Find all lines in the records that include the word "this", and copy them out.

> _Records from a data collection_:
○ ○ ○ ○ ○

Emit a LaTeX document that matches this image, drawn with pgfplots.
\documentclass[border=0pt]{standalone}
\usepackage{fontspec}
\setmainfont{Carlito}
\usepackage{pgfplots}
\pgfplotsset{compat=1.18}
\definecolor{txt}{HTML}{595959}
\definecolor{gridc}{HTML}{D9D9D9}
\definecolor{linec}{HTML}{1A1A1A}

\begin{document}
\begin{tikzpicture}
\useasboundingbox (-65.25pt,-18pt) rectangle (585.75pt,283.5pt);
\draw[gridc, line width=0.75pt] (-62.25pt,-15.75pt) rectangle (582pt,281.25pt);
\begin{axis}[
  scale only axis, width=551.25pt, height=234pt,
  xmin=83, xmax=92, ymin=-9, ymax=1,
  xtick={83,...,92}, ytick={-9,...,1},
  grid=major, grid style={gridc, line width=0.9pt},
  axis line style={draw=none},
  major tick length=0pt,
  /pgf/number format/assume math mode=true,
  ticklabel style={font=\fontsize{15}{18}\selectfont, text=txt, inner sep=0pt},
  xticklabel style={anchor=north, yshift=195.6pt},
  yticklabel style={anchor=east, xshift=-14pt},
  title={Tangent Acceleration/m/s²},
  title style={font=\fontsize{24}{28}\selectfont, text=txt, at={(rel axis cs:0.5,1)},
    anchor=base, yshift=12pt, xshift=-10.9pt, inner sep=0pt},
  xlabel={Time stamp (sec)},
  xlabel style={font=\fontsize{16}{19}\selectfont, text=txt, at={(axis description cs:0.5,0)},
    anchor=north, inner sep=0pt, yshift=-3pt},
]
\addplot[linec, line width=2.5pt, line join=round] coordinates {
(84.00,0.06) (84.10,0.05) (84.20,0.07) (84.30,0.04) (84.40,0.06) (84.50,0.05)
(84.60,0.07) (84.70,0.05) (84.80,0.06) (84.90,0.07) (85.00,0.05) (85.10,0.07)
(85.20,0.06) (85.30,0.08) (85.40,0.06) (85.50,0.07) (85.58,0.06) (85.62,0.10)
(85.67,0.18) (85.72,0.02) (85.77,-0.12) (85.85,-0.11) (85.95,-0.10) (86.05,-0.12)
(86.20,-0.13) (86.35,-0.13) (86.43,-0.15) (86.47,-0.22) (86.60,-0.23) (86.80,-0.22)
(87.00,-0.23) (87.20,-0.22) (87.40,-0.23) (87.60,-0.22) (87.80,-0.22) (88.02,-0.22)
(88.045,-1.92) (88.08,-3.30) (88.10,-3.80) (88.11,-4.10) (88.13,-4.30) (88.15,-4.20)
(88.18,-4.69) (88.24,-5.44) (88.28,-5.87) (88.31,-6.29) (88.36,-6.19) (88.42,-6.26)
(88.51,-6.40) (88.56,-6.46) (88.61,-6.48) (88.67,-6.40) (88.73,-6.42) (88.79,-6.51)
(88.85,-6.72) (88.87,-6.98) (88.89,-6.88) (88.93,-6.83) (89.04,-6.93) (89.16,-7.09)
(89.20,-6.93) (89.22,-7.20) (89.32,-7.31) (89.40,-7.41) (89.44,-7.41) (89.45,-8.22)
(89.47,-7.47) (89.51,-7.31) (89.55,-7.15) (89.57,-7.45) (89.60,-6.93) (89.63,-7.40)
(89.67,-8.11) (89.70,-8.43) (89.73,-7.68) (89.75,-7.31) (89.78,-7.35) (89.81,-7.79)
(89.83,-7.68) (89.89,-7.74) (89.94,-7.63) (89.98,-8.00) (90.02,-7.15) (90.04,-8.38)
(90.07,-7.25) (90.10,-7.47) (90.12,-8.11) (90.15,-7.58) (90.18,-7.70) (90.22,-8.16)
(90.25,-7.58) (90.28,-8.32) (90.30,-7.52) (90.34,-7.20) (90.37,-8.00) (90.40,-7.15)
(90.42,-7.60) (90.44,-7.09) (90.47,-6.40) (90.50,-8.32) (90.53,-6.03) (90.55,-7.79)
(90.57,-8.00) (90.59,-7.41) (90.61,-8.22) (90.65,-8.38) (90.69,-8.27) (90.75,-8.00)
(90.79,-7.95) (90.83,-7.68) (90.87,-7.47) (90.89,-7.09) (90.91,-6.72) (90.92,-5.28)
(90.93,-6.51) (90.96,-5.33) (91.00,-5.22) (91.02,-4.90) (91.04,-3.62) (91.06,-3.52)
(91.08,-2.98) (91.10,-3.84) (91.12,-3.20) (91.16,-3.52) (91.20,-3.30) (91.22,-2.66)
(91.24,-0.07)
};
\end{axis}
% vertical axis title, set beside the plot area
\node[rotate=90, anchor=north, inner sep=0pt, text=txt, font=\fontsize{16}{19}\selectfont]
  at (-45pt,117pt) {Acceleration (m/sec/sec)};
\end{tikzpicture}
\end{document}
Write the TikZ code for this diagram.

○ ○ ○ ○ ○

> _Solved problem_:
Emit a LaTeX document that matches this image, drawn with pgfplots.
Write the TikZ code for this diagram.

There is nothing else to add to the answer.